Is this 4x 25Gbps? I think GT RX side always enable DFE auto.
12-20-2019 04:26 AM
Hi @guozhenp
How long time do you get the uncorrected error after RSFEC is aligned? Very soon?
I managed to measure the time in particular:
from rising edge of stat_rx_aligned to falling edge of stat_rx_aligned it takes 96us.
But anyhow, could you have a try on our CMAC IP core example design first? Does the example have the same failure?
I tryed with xilinx example design and I get the same results,
I sees that example design doesn't send the send_idle,nonethenless the stat_rx_remote_fault is deasserted, so the reason mellanox deassert its rx_remote_fault is not the idle received but at this point I think it deassert it because it has detected a high BER as well...
Can the link partner send/receive PRBS for testing?
Yes Mellanox can send and receive PRBS Could you please drive me on performing this test, which signal I have to move on CMAC side?

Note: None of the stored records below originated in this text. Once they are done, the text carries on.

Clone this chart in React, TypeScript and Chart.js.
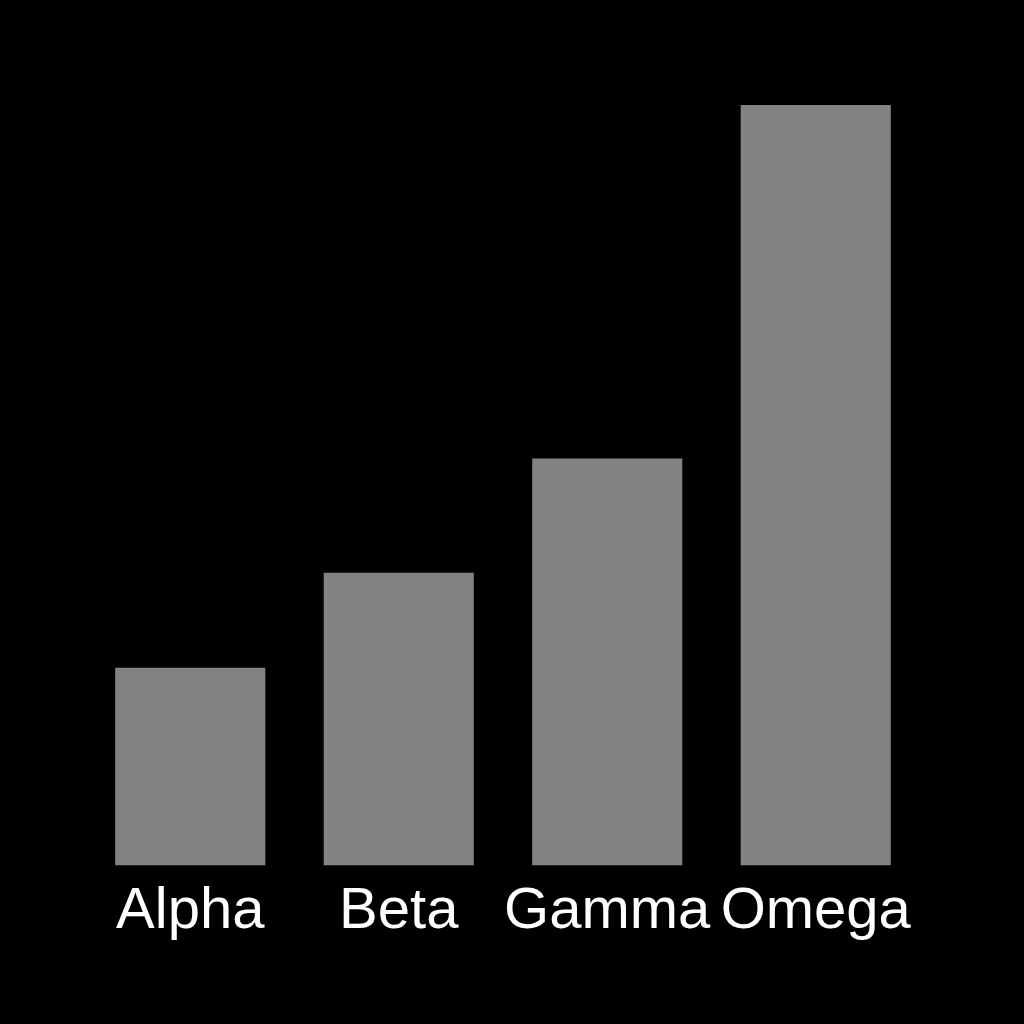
import React, { useEffect, useRef } from "react";
import { Chart, registerables } from "chart.js";

Chart.register(...registerables);

const categories = ["Alpha", "Beta", "Gamma", "Omega"];
const values = [26, 38.5, 53.5, 100];
const barColor = "#838383";

export default function App() {
  const ref = useRef<HTMLCanvasElement | null>(null);
  useEffect(() => {
    document.body.style.margin = "0";
    document.body.style.background = "#000";
    const canvas = ref.current;
    if (!canvas) return;
    const chart = new Chart(canvas, {
      type: "bar",
      data: {
        labels: categories,
        datasets: [
          {
            data: values,
            backgroundColor: barColor,
            borderWidth: 0,
            barPercentage: 0.72,
            categoryPercentage: 1,
          },
        ],
      },
      options: {
        animation: false,
        responsive: false,
        maintainAspectRatio: false,
        layout: { padding: { left: 86, right: 104, top: 105, bottom: 65 } },
        plugins: { legend: { display: false }, tooltip: { enabled: false } },
        scales: {
          x: {
            grid: { display: false, drawTicks: false },
            border: { display: false },
            ticks: {
              color: "#ffffff",
              padding: 12,
              maxRotation: 0,
              autoSkip: false,
              font: { family: "'Liberation Sans', 'DejaVu Sans', sans-serif", size: 58 },
            },
          },
          y: {
            display: false,
            min: 0,
            max: 100,
          },
        },
      },
    });
    return () => chart.destroy();
  }, []);
  return (
    <div style={{ width: 1024, height: 1024, background: "#000" }}>
      <canvas ref={ref} width={1024} height={1024} style={{ display: "block" }} />
    </div>
  );
}
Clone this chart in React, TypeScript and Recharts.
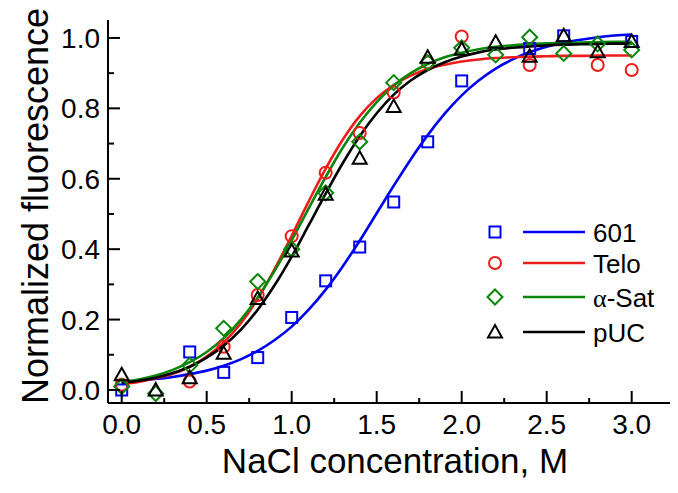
import { ComposedChart, Line, Scatter, XAxis, YAxis } from 'recharts';

const CONC = [0, 0.2, 0.4, 0.6, 0.8, 1.0, 1.2, 1.4, 1.6, 1.8, 2.0, 2.2, 2.4, 2.6, 2.8, 3.0];
const FL_601 = [0.0, null, 0.108, 0.05, 0.092, 0.206, 0.31, 0.406, 0.534, 0.705, 0.878, null, 0.97, 1.006, null, 0.99];
const FL_TELO = [0.015, null, 0.024, 0.123, 0.27, 0.437, 0.617, 0.73, 0.845, 0.93, 1.004, null, 0.923, null, 0.923, 0.909];
const FL_SAT = [0.01, -0.01, 0.07, 0.175, 0.308, 0.4, 0.56, 0.705, 0.873, 0.93, 0.972, 0.952, 1.002, 0.956, 0.983, 0.966];
const FL_PUC = [0.043, 0.0, 0.035, 0.104, 0.26, 0.395, 0.556, 0.658, 0.805, 0.945, 0.968, 0.988, 0.948, 1.006, 0.961, 0.99];

// fitted curves, every 0.1 M
const FIT_X = [0, 0.1, 0.2, 0.3, 0.4, 0.5, 0.6, 0.7, 0.8, 0.9, 1.0, 1.1, 1.2, 1.3, 1.4, 1.5, 1.6, 1.7, 1.8, 1.9, 2.0, 2.1, 2.2, 2.3, 2.4, 2.5, 2.6, 2.7, 2.8, 2.9, 3.0];
const FIT_601 = [0.024, 0.027, 0.031, 0.037, 0.045, 0.055, 0.069, 0.087, 0.111, 0.142, 0.18, 0.228, 0.285, 0.351, 0.424, 0.502, 0.58, 0.655, 0.724, 0.785, 0.837, 0.879, 0.913, 0.939, 0.96, 0.975, 0.987, 0.995, 1.002, 1.007, 1.01];
const FIT_TELO = [0.017, 0.023, 0.033, 0.046, 0.066, 0.095, 0.135, 0.189, 0.259, 0.344, 0.438, 0.536, 0.629, 0.711, 0.778, 0.829, 0.866, 0.893, 0.912, 0.924, 0.933, 0.939, 0.943, 0.945, 0.947, 0.948, 0.949, 0.949, 0.95, 0.95, 0.95];
const FIT_SAT = [0.023, 0.03, 0.041, 0.057, 0.079, 0.108, 0.147, 0.199, 0.263, 0.339, 0.425, 0.516, 0.605, 0.688, 0.759, 0.818, 0.865, 0.9, 0.926, 0.945, 0.958, 0.968, 0.975, 0.979, 0.983, 0.985, 0.986, 0.987, 0.988, 0.989, 0.989];
const FIT_PUC = [0.02, 0.026, 0.035, 0.048, 0.066, 0.092, 0.126, 0.171, 0.228, 0.298, 0.379, 0.468, 0.558, 0.644, 0.721, 0.786, 0.839, 0.879, 0.909, 0.931, 0.947, 0.959, 0.967, 0.972, 0.976, 0.979, 0.981, 0.982, 0.983, 0.984, 0.984];

const X_TICKS = [0, 0.25, 0.5, 0.75, 1.0, 1.25, 1.5, 1.75, 2.0, 2.25, 2.5, 2.75, 3.0, 3.25];
const Y_TICKS = [0, 0.1, 0.2, 0.3, 0.4, 0.5, 0.6, 0.7, 0.8, 0.9, 1.0];

const BLUE = '#0000f0';
const RED = '#ee1c1c';
const GREEN = '#0a870a';
const BLACK = '#000000';
const FONT = '"Liberation Sans", Arial, sans-serif';

const pts = (ys: (number | null)[]) =>
  CONC.map((x, i) => ({ x, y: ys[i] })).filter((p) => p.y !== null);
const fit = (ys: number[]) => FIT_X.map((x, i) => ({ x, y: ys[i] }));

type MarkProps = { cx: number; cy: number; color: string };

function SquareMark({ cx, cy, color }: MarkProps) {
  return <rect x={cx - 5.5} y={cy - 5.5} width={11} height={11} fill="none" stroke={color} strokeWidth={2} />;
}
function CircleMark({ cx, cy, color }: MarkProps) {
  return <circle cx={cx} cy={cy} r={6} fill="none" stroke={color} strokeWidth={2} />;
}
function DiamondMark({ cx, cy, color }: MarkProps) {
  return (
    <polygon
      points={`${cx},${cy - 7.5} ${cx + 7.5},${cy} ${cx},${cy + 7.5} ${cx - 7.5},${cy}`}
      fill="none"
      stroke={color}
      strokeWidth={2}
    />
  );
}
function TriangleMark({ cx, cy, color }: MarkProps) {
  return (
    <polygon
      points={`${cx},${cy - 7} ${cx + 7},${cy + 5.5} ${cx - 7},${cy + 5.5}`}
      fill="none"
      stroke={color}
      strokeWidth={2}
    />
  );
}

const isMajor = (v: number, step: number) => Math.abs(v / step - Math.round(v / step)) < 1e-6;

function XTick({ x, y, payload }: any) {
  const major = isMajor(payload.value, 0.5);
  return (
    <g>
      <line x1={x} y1={y} x2={x} y2={y - (major ? 12 : 5)} stroke="#000" strokeWidth={2} />
      {major && (
        <text x={x} y={y + 31} textAnchor="middle" fontSize={28} fontFamily={FONT} fill="#000">
          {payload.value.toFixed(1)}
        </text>
      )}
    </g>
  );
}

function YTick({ x, y, payload }: any) {
  const major = isMajor(payload.value, 0.2);
  return (
    <g>
      <line x1={x} y1={y} x2={x + (major ? 12 : 6)} y2={y} stroke="#000" strokeWidth={2} />
      {major && (
        <text x={x - 8} y={y + 10} textAnchor="end" fontSize={28} fontFamily={FONT} fill="#000">
          {payload.value.toFixed(1)}
        </text>
      )}
    </g>
  );
}

const LEGEND = [
  { name: '601', color: BLUE, Mark: SquareMark },
  { name: 'Telo', color: RED, Mark: CircleMark },
  { name: 'Sat', color: GREEN, Mark: DiamondMark },
  { name: 'pUC', color: BLACK, Mark: TriangleMark },
];
const LEGEND_Y = [224, 255, 289, 324];

export default function App() {
  return (
    <div style={{ width: 670, height: 485, overflow: 'hidden' }}>
      <ComposedChart width={700} height={485} margin={{ top: 12, right: 18, bottom: 0, left: 0 }}>
        <XAxis
          dataKey="x"
          type="number"
          domain={[-0.0806, 3.343]}
          allowDataOverflow
          ticks={X_TICKS}
          interval={0}
          height={90}
          tickSize={0}
          tickMargin={0}
          tickLine={false}
          axisLine={{ stroke: '#000', strokeWidth: 2 }}
          tick={<XTick />}
        />
        <XAxis
          xAxisId="top"
          orientation="top"
          type="number"
          domain={[-0.0806, 3.343]}
          height={0}
          tick={false}
          tickLine={false}
          axisLine={{ stroke: '#000', strokeWidth: 2 }}
        />
        <YAxis
          dataKey="y"
          type="number"
          domain={[-0.037, 1.051]}
          allowDataOverflow
          ticks={Y_TICKS}
          interval={0}
          width={100}
          tickSize={0}
          tickMargin={0}
          tickLine={false}
          axisLine={{ stroke: '#000', strokeWidth: 2 }}
          tick={<YTick />}
        />
        <Scatter data={pts(FL_601)} isAnimationActive={false} shape={(p: any) => <SquareMark cx={p.cx} cy={p.cy} color={BLUE} />} />
        <Scatter data={pts(FL_TELO)} isAnimationActive={false} shape={(p: any) => <CircleMark cx={p.cx} cy={p.cy} color={RED} />} />
        <Scatter data={pts(FL_SAT)} isAnimationActive={false} shape={(p: any) => <DiamondMark cx={p.cx} cy={p.cy} color={GREEN} />} />
        <Scatter data={pts(FL_PUC)} isAnimationActive={false} shape={(p: any) => <TriangleMark cx={p.cx} cy={p.cy} color={BLACK} />} />
        <Line data={fit(FIT_601)} dataKey="y" type="monotone" stroke={BLUE} strokeWidth={2.6} dot={false} isAnimationActive={false} />
        <Line data={fit(FIT_TELO)} dataKey="y" type="monotone" stroke={RED} strokeWidth={2.6} dot={false} isAnimationActive={false} />
        <Line data={fit(FIT_SAT)} dataKey="y" type="monotone" stroke={GREEN} strokeWidth={2.6} dot={false} isAnimationActive={false} />
        <Line data={fit(FIT_PUC)} dataKey="y" type="monotone" stroke={BLACK} strokeWidth={2.6} dot={false} isAnimationActive={false} />

        <g>
          {LEGEND.map(({ name, color, Mark }, i) => (
            <g key={name}>
              <Mark cx={487} cy={LEGEND_Y[i]} color={color} />
              <line x1={515} y1={LEGEND_Y[i]} x2={577} y2={LEGEND_Y[i]} stroke={color} strokeWidth={2.6} />
              <text x={585} y={LEGEND_Y[i] + 9.5} fontSize={26} fontFamily={FONT} fill="#000">
                {name === 'Sat' ? (
                  <>
                    <tspan fontFamily='"Liberation Serif", serif'>α</tspan>-Sat
                  </>
                ) : (
                  name
                )}
              </text>
            </g>
          ))}
        </g>
        <text x={387} y={465} textAnchor="middle" fontSize={35} fontFamily={FONT} fill="#000">
          NaCl concentration, M
        </text>
        <text
          x={0}
          y={0}
          transform="translate(40 198) rotate(-90)"
          textAnchor="middle"
          fontSize={36}
          fontFamily={FONT}
          fill="#000"
        >
          Normalized fluorescence
        </text>
      </ComposedChart>
    </div>
  );
}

To perform the test I have to stop to manage the reconciliation layer signals like send_idle send_rfi?
From my side the designs both custom and Xilinx ex, works well in near-loopback(010), in which I have 66% of open eye margin on IBERT.
Thank you
ps I opened another thread to investigate the fs vendor transceiver compability with KCU116.
12-22-2019 01:09 AM
You can create a new IBERT example design in IP Catalog to test the link.
You can also create a new thread on it.
01-08-2020 02:03 AM
Hi @guozhenp ,
sorry for the lack of communication in this vacancy period.
I have a dubt regarding the clock of the GT,
Can you confirm that clock frequency must be set to 161.1328MHz?
I route it from Si570.
I ask this because leaveing the frequency to 156.25MHz shows the same problem of hi_ber.
Thank you
01-16-2020 04:01 AM
Finally I solved it!
The very stupid things on KCU116 is to enable TX of SFP cages with some jumpers on the boards.
In particular I followed the link https://www.xilinx.com/support/answers/69315.html on section "Default Jumper Settings",
adding J16, J17, J42, J54 enable TX aand finally I'm able to send packet.
ps However is mandatory to control the reconciliation layer signals (rfi, idle etc.)